Article — AI Decision Control

The question that exposes most AI governance programs

Last week I asked a question to a team deploying AI in a regulated environment:

“Can you show me all cases where a high-confidence recommendation was overridden?”

The answer was immediate: “Yes. We log overrides.”

When we tried to run the query, it didn’t exist.

Override events were logged. Model outputs were stored. But the query — high-confidence overrides, bound to the confidence that was actually presented — required pulling from multiple systems, recomputing scores under current settings, and approximating thresholds that had since changed.

It took two days.

The result was assembled, not retrieved. That is not evidence. That is reconstruction.

This is not a logging problem

The confidence score in the logs is not the confidence score that was presented. Confidence is produced at render time. Through thresholds. Across versions. Those components change. The score becomes a function, not a value. So when you ask for what was presented at time T, you are not retrieving it. You are attempting to recreate it.

The same applies to decision context

The model output is stored. What was presented is a composition:

  • score
  • label
  • threshold logic
  • suppression rules
  • UI state

Assembled at render time. When components change, the composition cannot be reconstructed exactly. It must be reconstructed. And reconstruction is not evidence.

What changes when the system is built differently

When the same question is asked in a system with decision control:

Show all cases where a high-confidence recommendation was overridden.
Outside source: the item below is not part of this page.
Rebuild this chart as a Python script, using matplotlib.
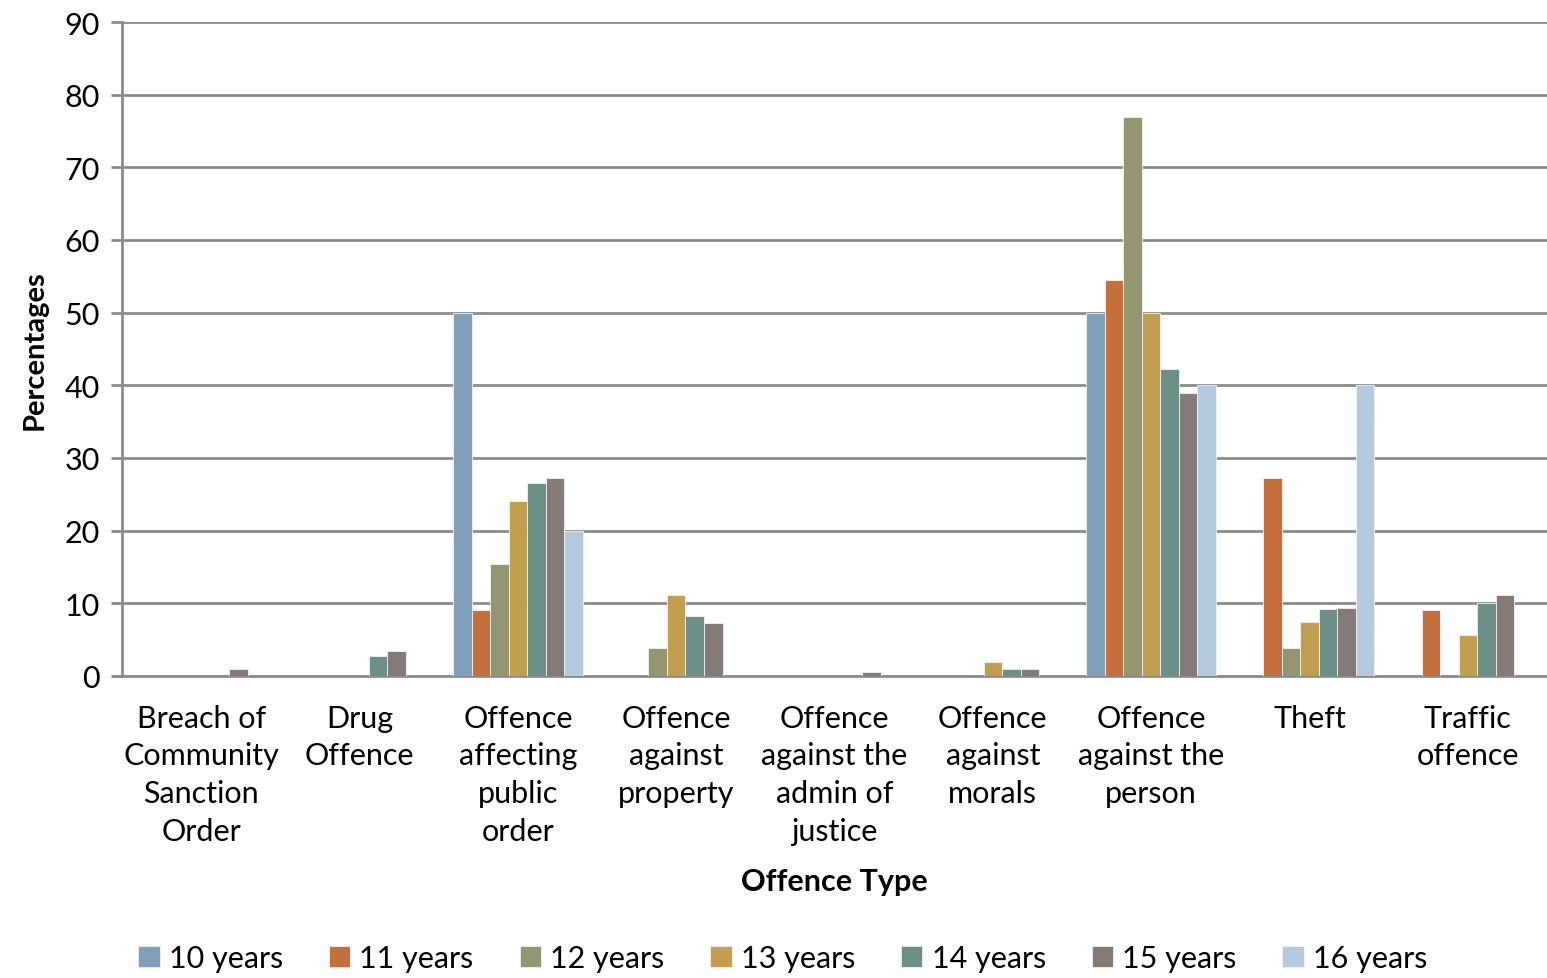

The query runs. It returns immediately. Confidence as presented. Threshold at time of decision. Override action. Responsible party.

No reconstruction. No stitching. No approximation.

The difference is not accuracy. The difference is not performance. The difference is whether the system produces evidence or requires reconstruction.

This is the gap most AI governance work does not reach

Compliance can be demonstrated without control. An audit can pass. Documentation can be complete. And the system can still be unable to answer what actually happened at the moment of decision.

Article 14 of the EU AI Act assumes human oversight exists. Article 26(5) assumes it can be demonstrated. The next question is not whether you defined oversight. It is whether your system can prove it was operational at the moment of decision.

Most systems cannot answer that.

One question worth asking your team today

If someone asked you to show where humans rejected high-confidence recommendations last quarter — would your system answer directly? Or would you need to reconstruct it?